Problem to work on: Retype word for word the first line of the listing and each line after it up to the line with "const yTicksB20 = [-1.2, -0.8, -0.4, 0, 0.4, 0.8, 1.2];", with the pictures taken out.

Data section:
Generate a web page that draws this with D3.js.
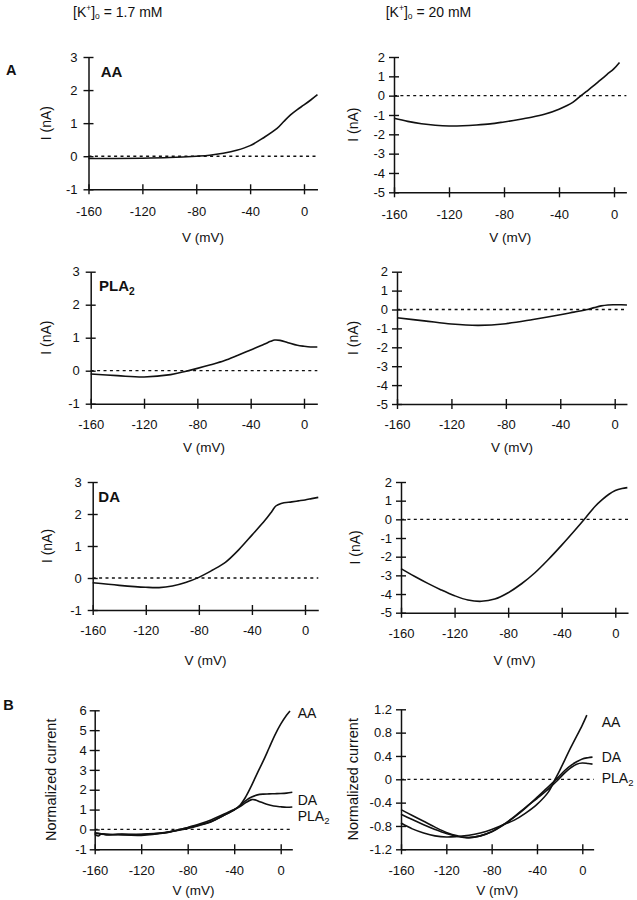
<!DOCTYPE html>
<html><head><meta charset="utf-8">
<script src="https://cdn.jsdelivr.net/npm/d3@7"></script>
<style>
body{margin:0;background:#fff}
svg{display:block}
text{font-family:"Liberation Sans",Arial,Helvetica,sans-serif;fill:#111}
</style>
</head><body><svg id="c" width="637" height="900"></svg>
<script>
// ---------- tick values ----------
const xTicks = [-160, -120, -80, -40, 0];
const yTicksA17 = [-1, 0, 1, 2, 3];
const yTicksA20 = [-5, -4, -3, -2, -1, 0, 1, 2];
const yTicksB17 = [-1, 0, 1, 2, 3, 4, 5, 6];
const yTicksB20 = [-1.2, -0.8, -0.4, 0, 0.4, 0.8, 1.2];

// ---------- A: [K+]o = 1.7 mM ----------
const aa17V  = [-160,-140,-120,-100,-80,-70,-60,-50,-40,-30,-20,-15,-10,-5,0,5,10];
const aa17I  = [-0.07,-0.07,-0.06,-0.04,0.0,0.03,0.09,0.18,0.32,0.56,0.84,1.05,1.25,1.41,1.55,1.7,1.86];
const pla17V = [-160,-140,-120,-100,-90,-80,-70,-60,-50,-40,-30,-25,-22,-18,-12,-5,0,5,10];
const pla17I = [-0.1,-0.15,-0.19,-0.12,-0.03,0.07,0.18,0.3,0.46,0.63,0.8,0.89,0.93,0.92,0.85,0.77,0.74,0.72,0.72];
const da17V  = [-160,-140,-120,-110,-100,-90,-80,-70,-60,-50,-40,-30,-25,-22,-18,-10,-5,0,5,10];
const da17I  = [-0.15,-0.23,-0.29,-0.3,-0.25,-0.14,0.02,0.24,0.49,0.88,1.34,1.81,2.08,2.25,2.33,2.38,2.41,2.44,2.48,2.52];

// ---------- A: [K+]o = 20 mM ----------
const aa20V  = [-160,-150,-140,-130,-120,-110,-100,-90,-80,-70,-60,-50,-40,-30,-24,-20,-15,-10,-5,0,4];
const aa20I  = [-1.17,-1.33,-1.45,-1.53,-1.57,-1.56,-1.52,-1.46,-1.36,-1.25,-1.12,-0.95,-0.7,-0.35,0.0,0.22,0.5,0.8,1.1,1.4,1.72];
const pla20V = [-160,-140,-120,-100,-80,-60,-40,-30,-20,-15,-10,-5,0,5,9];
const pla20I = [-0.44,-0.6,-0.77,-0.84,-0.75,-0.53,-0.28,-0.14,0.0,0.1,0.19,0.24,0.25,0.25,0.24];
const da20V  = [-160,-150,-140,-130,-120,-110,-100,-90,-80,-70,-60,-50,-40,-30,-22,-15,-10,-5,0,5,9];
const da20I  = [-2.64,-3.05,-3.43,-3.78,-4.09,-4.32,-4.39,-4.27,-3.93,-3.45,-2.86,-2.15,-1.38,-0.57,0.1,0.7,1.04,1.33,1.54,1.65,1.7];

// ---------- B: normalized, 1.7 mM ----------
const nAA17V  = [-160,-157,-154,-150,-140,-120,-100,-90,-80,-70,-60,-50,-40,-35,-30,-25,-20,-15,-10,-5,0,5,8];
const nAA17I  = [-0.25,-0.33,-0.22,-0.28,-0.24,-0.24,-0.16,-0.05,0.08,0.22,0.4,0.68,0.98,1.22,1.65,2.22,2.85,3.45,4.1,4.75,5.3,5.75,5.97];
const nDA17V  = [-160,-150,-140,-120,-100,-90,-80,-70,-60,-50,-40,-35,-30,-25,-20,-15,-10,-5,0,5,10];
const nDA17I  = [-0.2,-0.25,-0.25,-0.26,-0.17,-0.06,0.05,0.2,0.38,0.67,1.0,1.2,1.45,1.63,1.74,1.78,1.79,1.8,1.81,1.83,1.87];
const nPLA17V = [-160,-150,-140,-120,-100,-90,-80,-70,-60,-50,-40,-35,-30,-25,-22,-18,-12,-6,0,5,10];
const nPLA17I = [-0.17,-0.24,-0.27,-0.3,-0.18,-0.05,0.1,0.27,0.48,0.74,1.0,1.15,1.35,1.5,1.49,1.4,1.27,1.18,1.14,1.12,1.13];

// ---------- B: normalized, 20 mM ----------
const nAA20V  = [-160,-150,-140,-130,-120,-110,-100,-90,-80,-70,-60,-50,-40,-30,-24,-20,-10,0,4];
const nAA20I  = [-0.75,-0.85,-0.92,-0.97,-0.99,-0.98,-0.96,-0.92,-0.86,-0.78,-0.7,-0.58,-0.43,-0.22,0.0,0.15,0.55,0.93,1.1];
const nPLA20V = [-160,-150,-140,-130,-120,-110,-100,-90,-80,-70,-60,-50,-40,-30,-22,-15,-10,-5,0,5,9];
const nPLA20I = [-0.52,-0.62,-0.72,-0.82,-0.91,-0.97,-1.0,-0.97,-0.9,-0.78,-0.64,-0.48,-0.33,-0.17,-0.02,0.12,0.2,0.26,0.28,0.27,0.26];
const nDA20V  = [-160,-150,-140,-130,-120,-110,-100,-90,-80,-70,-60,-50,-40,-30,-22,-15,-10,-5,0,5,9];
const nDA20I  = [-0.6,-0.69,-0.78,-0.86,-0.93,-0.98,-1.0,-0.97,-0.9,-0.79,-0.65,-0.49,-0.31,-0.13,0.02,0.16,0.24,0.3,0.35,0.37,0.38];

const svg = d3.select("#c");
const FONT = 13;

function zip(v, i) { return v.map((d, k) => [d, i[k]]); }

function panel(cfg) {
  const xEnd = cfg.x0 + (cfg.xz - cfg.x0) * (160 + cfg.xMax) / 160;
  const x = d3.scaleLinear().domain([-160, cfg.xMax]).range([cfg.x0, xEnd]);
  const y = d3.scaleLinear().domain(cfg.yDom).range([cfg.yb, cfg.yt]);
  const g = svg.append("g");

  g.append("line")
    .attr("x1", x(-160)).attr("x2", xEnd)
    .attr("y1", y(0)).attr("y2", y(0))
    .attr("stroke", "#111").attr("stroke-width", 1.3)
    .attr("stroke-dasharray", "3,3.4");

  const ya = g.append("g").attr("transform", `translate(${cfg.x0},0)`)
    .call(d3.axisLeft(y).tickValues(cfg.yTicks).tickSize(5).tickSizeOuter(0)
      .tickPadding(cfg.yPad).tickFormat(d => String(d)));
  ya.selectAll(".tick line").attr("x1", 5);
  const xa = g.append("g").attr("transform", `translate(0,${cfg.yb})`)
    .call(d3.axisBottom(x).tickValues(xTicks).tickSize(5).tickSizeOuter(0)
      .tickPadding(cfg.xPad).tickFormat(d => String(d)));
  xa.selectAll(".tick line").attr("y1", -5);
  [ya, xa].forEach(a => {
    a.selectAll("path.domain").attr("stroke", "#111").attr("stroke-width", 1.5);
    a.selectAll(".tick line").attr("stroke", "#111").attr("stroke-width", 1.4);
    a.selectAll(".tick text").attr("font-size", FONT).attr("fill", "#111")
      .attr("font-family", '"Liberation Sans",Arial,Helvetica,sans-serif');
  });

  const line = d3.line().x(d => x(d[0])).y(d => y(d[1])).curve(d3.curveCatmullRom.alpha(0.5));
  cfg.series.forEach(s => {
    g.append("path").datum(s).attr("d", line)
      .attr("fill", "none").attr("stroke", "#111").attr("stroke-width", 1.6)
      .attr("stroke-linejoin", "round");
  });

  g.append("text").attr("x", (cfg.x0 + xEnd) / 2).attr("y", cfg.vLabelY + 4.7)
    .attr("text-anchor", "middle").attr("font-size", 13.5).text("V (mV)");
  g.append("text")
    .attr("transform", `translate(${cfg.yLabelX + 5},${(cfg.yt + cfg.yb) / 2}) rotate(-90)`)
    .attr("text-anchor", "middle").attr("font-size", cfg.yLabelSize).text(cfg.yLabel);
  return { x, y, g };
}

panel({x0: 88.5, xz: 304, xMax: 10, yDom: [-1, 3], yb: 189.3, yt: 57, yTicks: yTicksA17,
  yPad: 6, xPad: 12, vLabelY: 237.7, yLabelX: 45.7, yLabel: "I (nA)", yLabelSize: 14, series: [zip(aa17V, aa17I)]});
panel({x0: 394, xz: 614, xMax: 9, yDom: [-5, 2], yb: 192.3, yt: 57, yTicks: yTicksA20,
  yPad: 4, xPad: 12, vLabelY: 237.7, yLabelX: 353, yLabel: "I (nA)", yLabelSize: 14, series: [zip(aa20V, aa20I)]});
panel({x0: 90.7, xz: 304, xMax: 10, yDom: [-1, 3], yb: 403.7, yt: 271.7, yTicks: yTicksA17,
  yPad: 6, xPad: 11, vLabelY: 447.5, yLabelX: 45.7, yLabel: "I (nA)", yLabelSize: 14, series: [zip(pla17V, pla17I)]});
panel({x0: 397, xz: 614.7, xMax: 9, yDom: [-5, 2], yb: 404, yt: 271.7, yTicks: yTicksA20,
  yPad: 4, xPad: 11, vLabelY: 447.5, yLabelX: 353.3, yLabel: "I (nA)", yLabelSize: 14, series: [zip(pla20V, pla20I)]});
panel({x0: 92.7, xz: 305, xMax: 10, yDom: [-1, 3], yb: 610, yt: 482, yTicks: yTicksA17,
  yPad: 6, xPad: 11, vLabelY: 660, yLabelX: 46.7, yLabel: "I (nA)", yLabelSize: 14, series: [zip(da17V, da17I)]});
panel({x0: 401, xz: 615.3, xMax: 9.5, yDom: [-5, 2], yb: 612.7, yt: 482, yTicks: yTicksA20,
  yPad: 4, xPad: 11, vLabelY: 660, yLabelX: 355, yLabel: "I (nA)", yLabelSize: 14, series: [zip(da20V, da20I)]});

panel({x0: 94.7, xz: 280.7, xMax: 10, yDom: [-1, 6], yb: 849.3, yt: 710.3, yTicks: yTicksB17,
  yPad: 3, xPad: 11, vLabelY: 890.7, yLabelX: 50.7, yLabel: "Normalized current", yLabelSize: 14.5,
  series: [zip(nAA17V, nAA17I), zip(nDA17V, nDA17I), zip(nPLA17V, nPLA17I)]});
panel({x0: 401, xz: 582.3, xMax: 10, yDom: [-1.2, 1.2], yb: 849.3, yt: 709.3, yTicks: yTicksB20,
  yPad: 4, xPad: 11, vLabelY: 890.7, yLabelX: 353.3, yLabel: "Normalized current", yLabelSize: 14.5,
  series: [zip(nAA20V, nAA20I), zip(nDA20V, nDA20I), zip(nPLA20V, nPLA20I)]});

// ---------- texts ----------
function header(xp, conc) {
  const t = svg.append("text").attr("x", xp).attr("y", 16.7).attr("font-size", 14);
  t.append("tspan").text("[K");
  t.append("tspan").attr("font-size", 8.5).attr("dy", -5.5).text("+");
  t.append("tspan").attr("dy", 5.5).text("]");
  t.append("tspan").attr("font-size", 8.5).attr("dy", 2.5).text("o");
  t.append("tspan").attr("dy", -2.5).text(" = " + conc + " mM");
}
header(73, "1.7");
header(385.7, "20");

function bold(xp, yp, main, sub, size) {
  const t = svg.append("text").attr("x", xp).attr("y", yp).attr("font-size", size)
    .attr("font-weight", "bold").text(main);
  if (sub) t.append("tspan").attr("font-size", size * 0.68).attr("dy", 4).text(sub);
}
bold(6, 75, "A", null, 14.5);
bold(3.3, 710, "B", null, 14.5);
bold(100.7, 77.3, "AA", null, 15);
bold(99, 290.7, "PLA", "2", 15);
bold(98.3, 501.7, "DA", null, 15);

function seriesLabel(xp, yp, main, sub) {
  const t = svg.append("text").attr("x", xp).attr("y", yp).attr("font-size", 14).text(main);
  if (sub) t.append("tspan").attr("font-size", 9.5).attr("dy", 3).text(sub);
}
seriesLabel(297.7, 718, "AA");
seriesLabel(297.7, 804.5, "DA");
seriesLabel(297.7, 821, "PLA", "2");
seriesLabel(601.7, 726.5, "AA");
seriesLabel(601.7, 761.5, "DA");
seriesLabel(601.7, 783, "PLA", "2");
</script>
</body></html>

Exercise result:
Generate a web page that draws this with D3.js.
<!DOCTYPE html>
<html><head><meta charset="utf-8">
<script src="https://cdn.jsdelivr.net/npm/d3@7"></script>
<style>
body{margin:0;background:#fff}
svg{display:block}
text{font-family:"Liberation Sans",Arial,Helvetica,sans-serif;fill:#111}
</style>
</head><body><svg id="c" width="637" height="900"></svg>
<script>
// ---------- tick values ----------
const xTicks = [-160, -120, -80, -40, 0];
const yTicksA17 = [-1, 0, 1, 2, 3];
const yTicksA20 = [-5, -4, -3, -2, -1, 0, 1, 2];
const yTicksB17 = [-1, 0, 1, 2, 3, 4, 5, 6];
const yTicksB20 = [-1.2, -0.8, -0.4, 0, 0.4, 0.8, 1.2];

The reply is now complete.